Russell King - ARM Linux Admin wrote:
> Dave Baukus writes:
> > Stephen Noftall wrote:
> > > I just heard from Intel that they are coming out with a new SA-110, that
> > > supposedly fixes a bug only found in demand paged memory management OS's. The
> > > new part numbers are 21281-xB.
> >
> >
> > Any know the real answer ?
>
> Any program in a demand paged OS would be susceptible to this problem. However,
> The Linux kernel itself is not. The routines which use the ldm instruction are
> carefully coded to handle the user space permissions anyway, so a ldm instruction
> is never used to cross a page boundary.
>
> It is, however, an issue for user programs. The user stack is a conventional
> full decending stack, which means that the affected instruction (ldmib) will not
> be used.
>
> Hence, I think the answer to this is that the ARM Linux OS is not susceptible
> to this problem, but user programs could be. My current experiance suggests that
> no user programs currently exist which hit this problem.
> _____
I concur with Russell's statements.
We received Intel's errata in July. At that time, I investigated both the
code build environment, and the existing binary code. I, too, concentrated on
the kernel itself. In both cases, Russell is correct. [Of course he is; he wrote the
relevent code!]
I am not at all concerned with the existence of this errata, in terms of existing
code, and code which is being written. [ArmLinux only]

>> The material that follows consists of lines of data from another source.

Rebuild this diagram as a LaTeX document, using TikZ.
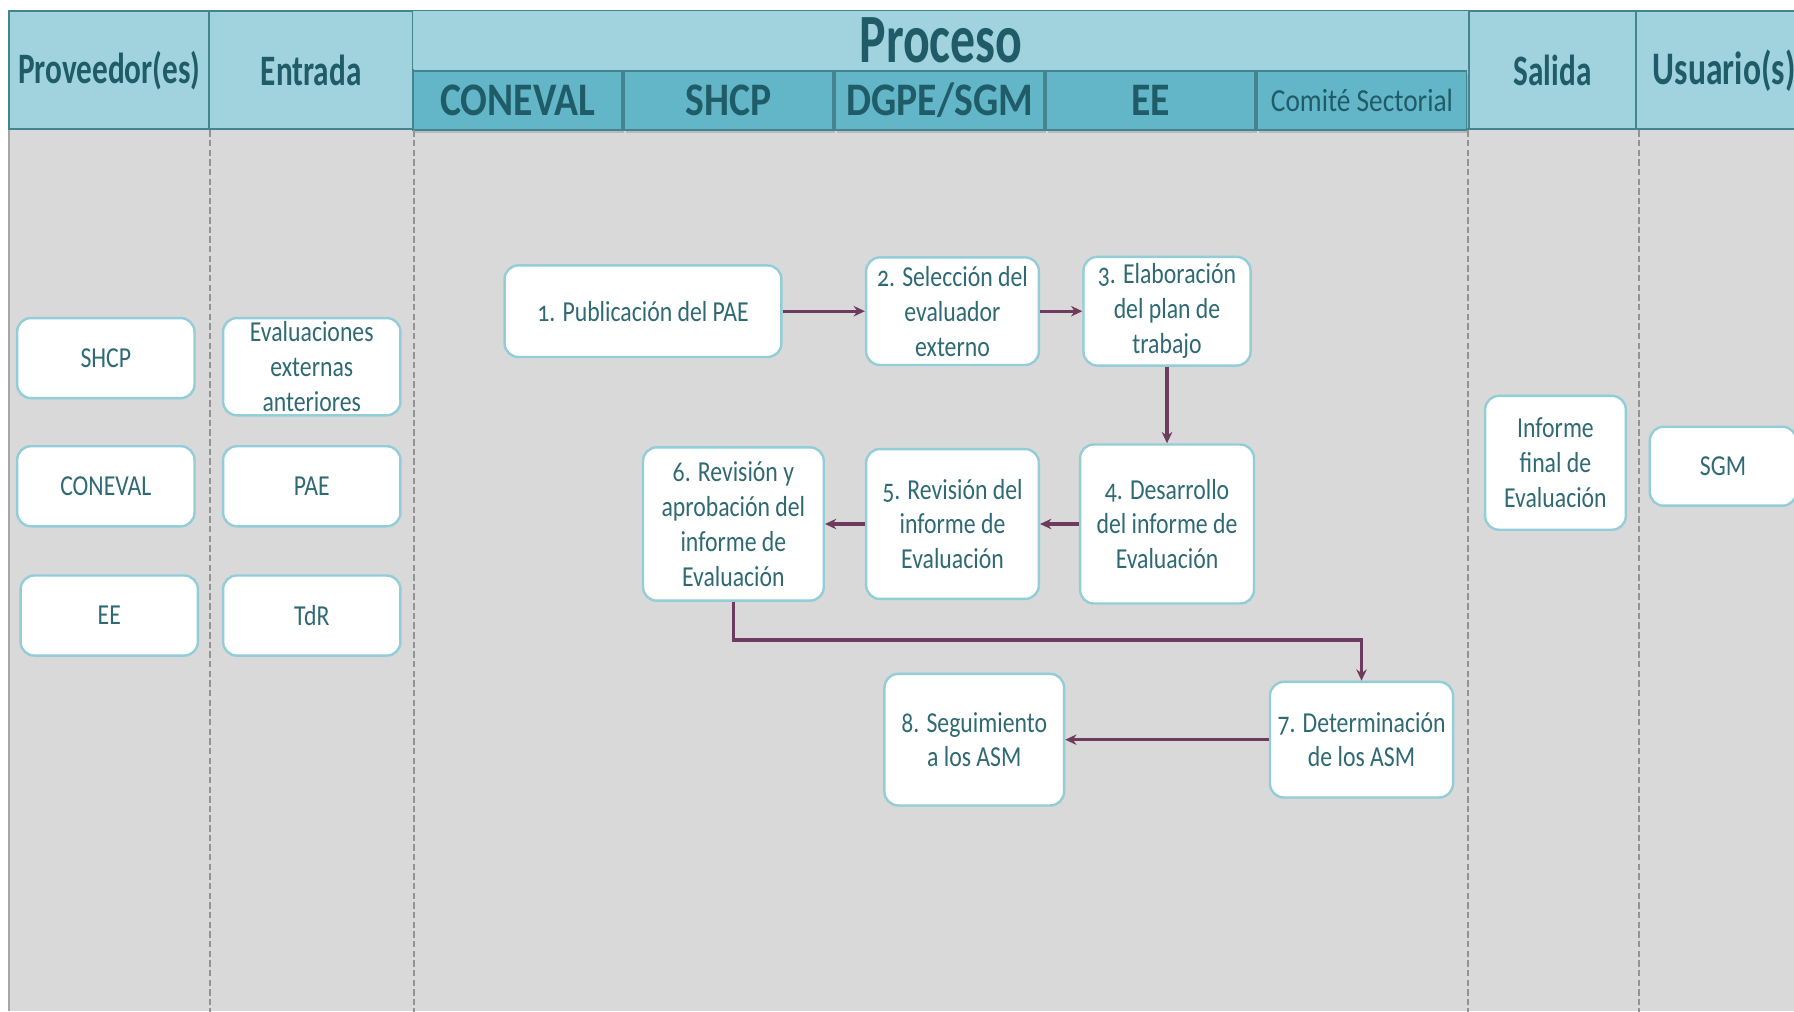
\documentclass[tikz,border=0pt]{standalone}
\usepackage{fontspec}
\setmainfont{Carlito}
\newfontfamily\boxfont[FakeStretch=0.82,Numbers=OldStyle]{Carlito}
\newfontfamily\headfont[FakeStretch=0.72]{Carlito}
\newfontfamily\subfont[FakeStretch=0.85]{Carlito}
\usepackage{xcolor}
\usetikzlibrary{arrows.meta, positioning, shadows}

\definecolor{hdrlight}{HTML}{A0D3DE}
\definecolor{hdrdark}{HTML}{62B6C8}
\definecolor{hdrline}{HTML}{44848F}
\definecolor{hdrtext}{HTML}{1F5C67}
\definecolor{lanegray}{HTML}{D9D9D9}
\definecolor{boxline}{HTML}{92CDD8}
\definecolor{boxtext}{HTML}{2F6A74}
\definecolor{flow}{HTML}{6E3B5E}

\begin{document}
\begin{tikzpicture}[
  hcell/.style={draw=hdrline, line width=1.2pt, fill=hdrlight, text=hdrtext,
                inner sep=0pt, font=\headfont\bfseries\fontsize{27}{30}\selectfont},
  subcell/.style={draw=hdrline, line width=1.2pt, fill=hdrdark, text=hdrtext,
                  minimum width=4.57cm, minimum height=1.3cm, inner sep=0pt,
                  drop shadow={shadow xshift=0.04cm, shadow yshift=-0.07cm, opacity=0.35},
                  font=\subfont\bfseries\fontsize{29}{32}\selectfont},
  actbox/.style={draw=boxline, line width=1.5pt, fill=white, rounded corners=0.3cm,
                 align=center, text=boxtext, inner sep=1pt,
                 font=\boxfont\fontsize{18}{21.7}\selectfont},
  arr/.style={-{Stealth[length=7pt,width=6.5pt]}, line width=2.1pt, draw=flow},
  lane/.style={dash pattern=on 4pt off 2pt, line width=1.3pt, draw=gray!85}
]
\useasboundingbox (0,0) rectangle (39.2,22.1);
\clip (0,0) rectangle (39.2,22.1);
\fill[white] (0,0) rectangle (39.2,22.1);
\fill[lanegray] (0.2,0) rectangle (39.6,19.3);
\draw[gray!70, line width=1pt] (0.2,0) -- (0.2,19.3);

%% Header row
\node[hcell, minimum width=4.375cm, minimum height=2.575cm] (hprov) at (2.3875,20.5625) {Proveedor(es)};
\node[hcell, minimum width=4.45cm,  minimum height=2.575cm] (hent)  at (6.8,20.5625) {Entrada};
\node[hcell, minimum width=23.075cm, minimum height=2.575cm] (hprocbg) at (20.5625,20.5625) {};
\node[hcell, minimum width=23.075cm, minimum height=1.25cm, draw=none,
      font=\headfont\bfseries\fontsize{43}{46}\selectfont] (hproc) at (20.5625,21.225) {Proceso};
\node[hcell, minimum width=3.65cm, minimum height=2.575cm] (hsal) at (33.925,20.5625) {Salida};
\node[hcell, minimum width=3.85cm, minimum height=2.575cm,
      font=\headfont\bfseries\fontsize{29}{32}\selectfont] (husu) at (37.675,20.5625) {Usuario(s)};

%% Process sub-columns
\node[subcell, anchor=north west] (sconeval) at (hproc.south west) {CONEVAL};
\node[subcell, right=0pt of sconeval] (sshcp) {SHCP};
\node[subcell, right=0pt of sshcp] (sdgpe) {DGPE/SGM};
\node[subcell, right=0pt of sdgpe] (see) {EE};
\node[subcell, right=0pt of see, font=\subfont\fontsize{20}{24}\selectfont] (scomite) {Comité Sectorial};

%% Lane separators
\draw[lane] (hprov.south east) -- ++(0,-19.3);
\draw[lane] (hent.south east) -- ++(0,-19.3);
\draw[lane] (hsal.south west) -- ++(0,-19.3);
\draw[lane] (husu.south west) ++(0.075,0) -- ++(0,-19.3);

%% Proveedor(es) and Entrada
\node[actbox, minimum width=3.875cm, minimum height=1.75cm] (pshcp)    at (2.3125,14.275) {SHCP};
\node[actbox, minimum width=3.875cm, minimum height=1.75cm] (pconeval) at (2.3125,11.475) {CONEVAL};
\node[actbox, minimum width=3.875cm, minimum height=1.75cm] (pee)      at (2.3875,8.65)   {EE};
\node[actbox, minimum width=3.875cm, minimum height=2.125cm, inner sep=0pt] (eeval) at (6.8125,14.0875) {Evaluaciones\\externas\\anteriores};
\node[actbox, minimum width=3.875cm, minimum height=1.75cm] (epae)     at (6.8125,11.475) {PAE};
\node[actbox, minimum width=3.875cm, minimum height=1.75cm] (etdr)     at (6.8125,8.65)   {TdR};

%% Proceso
\node[actbox, minimum width=6.05cm,  minimum height=2.0cm]   (a1) at (14.05,15.3)   {1. Publicación del PAE};
\node[actbox, minimum width=3.775cm, minimum height=2.35cm]  (a2) at (20.8125,15.3) {2. Selección del\\evaluador\\externo};
\node[actbox, minimum width=3.65cm,  minimum height=2.375cm] (a3) at (25.5,15.3)    {3. Elaboración\\del plan de\\trabajo};
\node[actbox, minimum width=3.8cm,   minimum height=3.475cm] (a4) at (25.5,10.65)   {4. Desarrollo\\del informe de\\Evaluación};
\node[actbox, minimum width=3.775cm, minimum height=3.275cm] (a5) at (20.8125,10.65) {5. Revisión del\\informe de\\Evaluación};
\node[actbox, minimum width=3.95cm,  minimum height=3.35cm]  (a6) at (16.025,10.65) {6. Revisión y\\aprobación del\\informe de\\Evaluación};
\node[actbox, minimum width=4.0cm,   minimum height=2.525cm] (a7) at (29.75,5.9375) {7. Determinación\\de los ASM};
\node[actbox, minimum width=3.925cm, minimum height=2.875cm] (a8) at (21.2875,5.9375) {8. Seguimiento\\a los ASM};

%% Salida and Usuario(s)
\node[actbox, minimum width=3.075cm, minimum height=2.925cm] (sinf) at (33.9875,11.9875) {Informe\\final de\\Evaluación};
\node[actbox, minimum width=3.2cm,   minimum height=1.725cm] (usgm) at (37.65,11.9125)  {SGM};

%% Flow
\draw[arr] (a1) -- (a2);
\draw[arr] (a2) -- (a3);
\draw[arr] (a3) -- (a4);
\draw[arr] (a4) -- (a5);
\draw[arr] (a5) -- (a6);
\draw[arr] (a6.south) -- ++(0,-0.83) -| (a7.north);
\draw[arr] (a7) -- (a8);
\end{tikzpicture}
\end{document}
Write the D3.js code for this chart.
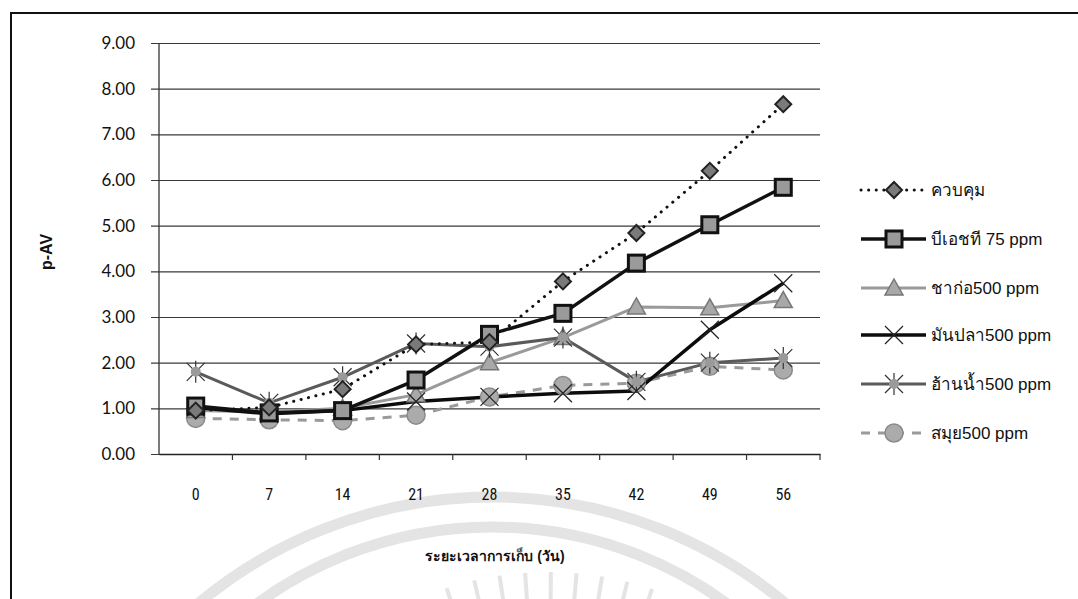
<!DOCTYPE html>
<html>
<head>
<meta charset="utf-8">
<script src="https://cdn.jsdelivr.net/npm/d3@7"></script>
<style>
  html, body { margin: 0; padding: 0; background: #fff; }
  svg { display: block; }
</style>
</head>
<body>
<svg id="chart" width="1078" height="599"></svg>
<script>
// Storage days (x axis) and y ticks
const days = ["0", "7", "14", "21", "28", "35", "42", "49", "56"];
const yTicks = [0, 1, 2, 3, 4, 5, 6, 7, 8, 9];

// p-AV per treatment, one value per storage day
const control   = [0.95, 1.02, 1.42, 2.40, 2.45, 3.78, 4.84, 6.20, 7.66];
const bht75     = [1.05, 0.90, 0.95, 1.62, 2.62, 3.08, 4.18, 5.02, 5.84];
const chakor500 = [0.95, 0.92, 1.00, 1.30, 2.00, 2.55, 3.22, 3.20, 3.36];
const manpla500 = [1.02, 0.88, 0.95, 1.15, 1.25, 1.33, 1.38, 2.72, 3.74];
const hannam500 = [1.80, 1.12, 1.68, 2.42, 2.35, 2.55, 1.58, 2.00, 2.10];
const samui500  = [0.78, 0.75, 0.73, 0.85, 1.25, 1.50, 1.55, 1.92, 1.84];

const seriesNames = ["ควบคุม", "บีเอชที 75 ppm", "ชาก่อ500 ppm", "มันปลา500 ppm", "ฮ้านน้ำ500 ppm", "สมุย500 ppm"];

const series = [
  { name: seriesNames[0], values: control,   color: "#111", width: 3,   dash: "0.1 7.5", cap: "round", marker: "diamond" },
  { name: seriesNames[1], values: bht75,     color: "#111", width: 3.5, dash: null,      cap: "butt",  marker: "square" },
  { name: seriesNames[2], values: chakor500, color: "#9a9a9a", width: 3, dash: null,     cap: "butt",  marker: "triangle" },
  { name: seriesNames[3], values: manpla500, color: "#0c0c0c", width: 3.5, dash: null,   cap: "butt",  marker: "cross" },
  { name: seriesNames[4], values: hannam500, color: "#5a5a5a", width: 3, dash: null,     cap: "butt",  marker: "asterisk" },
  { name: seriesNames[5], values: samui500,  color: "#9a9a9a", width: 3, dash: "9 8",    cap: "butt",  marker: "circle" }
];

const svg = d3.select("#chart");

// faint emblem in the page background
const wm = svg.append("g").attr("fill", "none").attr("stroke", "#e4e4e4");
wm.append("circle").attr("cx", 492).attr("cy", 955).attr("r", 458).attr("stroke-width", 11);
wm.append("circle").attr("cx", 492).attr("cy", 925).attr("r", 398).attr("stroke-width", 11);
[-18, -13, -8.5, -4, 0.5, 5, 9.5, 14, 18.5].forEach(a => {
  const r = Math.PI / 180 * a;
  const cx = 548, cy = 900;
  wm.append("line")
    .attr("x1", cx + Math.sin(r) * 296).attr("y1", cy - Math.cos(r) * 296)
    .attr("x2", cx + Math.sin(r) * 328).attr("y2", cy - Math.cos(r) * 328)
    .attr("stroke-width", 4);
});

// outer frame
svg.append("rect")
  .attr("x", 11).attr("y", 13).attr("width", 1100).attr("height", 640)
  .attr("fill", "none").attr("stroke", "#111").attr("stroke-width", 2);

const x = d3.scaleBand().domain(days).range([159, 820]);
const y = d3.scaleLinear().domain([0, 9]).range([454, 43]);

// horizontal gridlines with y tick labels
const yAxis = d3.axisLeft(y)
  .tickValues(yTicks)
  .tickSize(-(820 - 151))
  .tickSizeOuter(0)
  .tickPadding(16)
  .tickFormat(d3.format(".2f"));

const gy = svg.append("g").attr("transform", "translate(151,0)").call(yAxis);
gy.select(".domain").remove();
gy.selectAll(".tick line").attr("stroke", "#3a3a3a").attr("stroke-width", 1.2);
gy.selectAll(".tick text")
  .attr("fill", "#111")
  .style("font-family", "Lato, 'Open Sans', sans-serif")
  .style("font-size", "17px");

// vertical axis line
svg.append("line")
  .attr("x1", 159).attr("x2", 159).attr("y1", y(9)).attr("y2", y(0))
  .attr("stroke", "#333").attr("stroke-width", 1.3);

// category axis: boundary ticks and centred labels
const xAxis = d3.axisBottom(x).tickSize(0).tickPadding(35);
const gx = svg.append("g").attr("transform", `translate(0,${y(0)})`).call(xAxis);
gx.select(".domain").attr("stroke", "#222").attr("stroke-width", 1.6);
gx.selectAll(".tick text")
  .attr("fill", "#111")
  .style("font-family", "'Liberation Sans Narrow', 'Roboto Condensed', 'DejaVu Sans Condensed', sans-serif")
  .style("font-size", "16px");
const bounds = days.map(d => x(d)).concat([x.range()[1]]);
gx.selectAll(".bnd").data(bounds.slice(1)).enter().append("line")
  .attr("x1", d => d).attr("x2", d => d).attr("y1", 0).attr("y2", 6)
  .attr("stroke", "#333").attr("stroke-width", 1.2);

// axis titles
svg.append("text")
  .attr("transform", "translate(52,252) rotate(-90)")
  .attr("text-anchor", "middle")
  .style("font-family", "'Liberation Sans', Arial, sans-serif")
  .style("font-size", "16px").style("font-weight", "bold")
  .attr("fill", "#111")
  .text("p-AV");

svg.append("text")
  .attr("x", 495).attr("y", 561)
  .attr("text-anchor", "middle")
  .style("font-family", "'Liberation Sans Narrow', 'Liberation Sans', sans-serif")
  .style("font-size", "14px").style("font-weight", "bold")
  .attr("fill", "#111")
  .text("ระยะเวลาการเก็บ (วัน)");

// marker shapes
function drawMarker(g, type, cx, cy) {
  const m = g.append("g").attr("transform", `translate(${cx},${cy})`);
  if (type === "diamond") {
    m.append("path").attr("d", "M0,-8L8,0L0,8L-8,0Z")
      .attr("fill", "#7a7a7a").attr("stroke", "#222").attr("stroke-width", 2);
  } else if (type === "square") {
    m.append("rect").attr("x", -8).attr("y", -8).attr("width", 16).attr("height", 16)
      .attr("fill", "#9a9a9a").attr("stroke", "#111").attr("stroke-width", 3);
  } else if (type === "triangle") {
    m.append("path").attr("d", "M0,-9L9,7L-9,7Z")
      .attr("fill", "#a8a8a8").attr("stroke", "#777").attr("stroke-width", 1.5);
  } else if (type === "cross") {
    m.append("path").attr("d", "M-9,-9L9,9M9,-9L-9,9")
      .attr("stroke", "#222").attr("stroke-width", 1.2);
  } else if (type === "asterisk") {
    m.append("path").attr("d", "M-9,-9L9,9M9,-9L-9,9M0,-11L0,11")
      .attr("stroke", "#333").attr("stroke-width", 1.2);
    m.append("circle").attr("r", 5).attr("fill", "#9a9a9a");
  } else if (type === "circle") {
    m.append("circle").attr("r", 9)
      .attr("fill", "#ababab").attr("stroke", "#8a8a8a").attr("stroke-width", 1.5);
  }
}

const line = d3.line()
  .x((d, i) => x(days[i]) + x.bandwidth() / 2)
  .y(d => y(d));

const plot = svg.append("g");
// draw light series first so the dark lines stay on top
const order = [5, 2, 4, 3, 1, 0];
order.forEach(k => {
  const s = series[k];
  plot.append("path")
    .datum(s.values)
    .attr("d", line)
    .attr("fill", "none")
    .attr("stroke", s.color)
    .attr("stroke-width", s.width)
    .attr("stroke-linecap", s.cap)
    .attr("stroke-linejoin", "round")
    .attr("stroke-dasharray", s.dash);
});
order.forEach(k => {
  const s = series[k];
  s.values.forEach((v, i) => drawMarker(plot, s.marker, x(days[i]) + x.bandwidth() / 2, y(v)));
});

// legend
const legendY = [190, 239, 288, 335, 384, 433];
const lg = svg.append("g");
series.forEach((s, i) => {
  const ly = legendY[i];
  lg.append("line")
    .attr("x1", 861).attr("x2", 926).attr("y1", ly).attr("y2", ly)
    .attr("stroke", s.color).attr("stroke-width", s.width)
    .attr("stroke-linecap", s.cap)
    .attr("stroke-dasharray", s.dash);
  drawMarker(lg, s.marker, 894, ly);
  lg.append("text")
    .attr("x", 931).attr("y", ly + 6)
    .style("font-family", "'Liberation Sans', Arial, sans-serif")
    .style("font-size", "17px")
    .attr("fill", "#111")
    .text(s.name);
});
</script>
</body>
</html>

However, if people want to persue an experimental attack on SA-110 systems
to see where they break, I think that is a good idea.
BTW, someone asked about how do you tell chip rev numbers? The chip ID register
will return a 3 for S steppings (the ones that exhibit the errata). I have never seen
a T stepping (the new ones), but I assume the chip ID register will be incremented.